Citizens of the United States only require a government identification and a proof of citizenship (or a document that is both, e.g. a passport, passport card, enhanced driving licence, or NEXUS card) to enter Canada.
Technically there is no requirement for photo identification, but the officers can refuse entry if there is doubt to if a non-photo ID in fact belongs to you. For minors travelling with their parents (who have photo IDs) and the parental relationship can be established (same last names or information on birth certificate), photo IDs are in practice not necessary (but may still be helpful, even if expired).
Note that for air travel, the airlines are required to demand a passport or NEXUS card.
This used to be explicit on the government website but nowadays the information can only be inferred (probably because the Canadian government would prefer you to have a proper travel document such as passport).
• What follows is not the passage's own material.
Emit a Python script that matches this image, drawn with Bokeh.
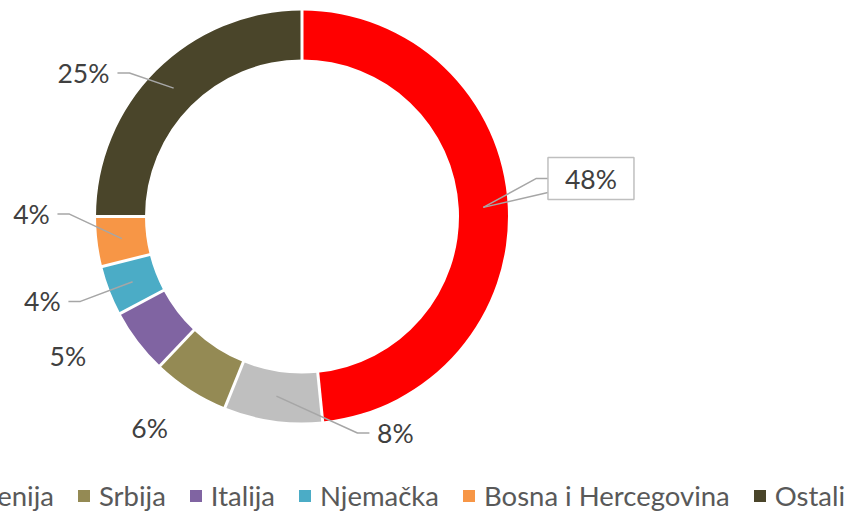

The requirement for a valid passport or travel document is provided by section 52 of the Immigration and Refugee Protection Regulations. Subsection 52(2) contains exemptions to such requirement, including for citizens of the United States
52 (1) In addition to the other requirements of these Regulations, a foreign national seeking to become a temporary resident must hold one of the following documents that is valid for the period authorized for their stay: (a) a passport [...]
(2) Subsection (1) does not apply to (a) citizens of the United States; [...]
The exceptions are also discussed in the IRCC/CBSA operational manual ENF 4: Port of entry examinations (section 13.16).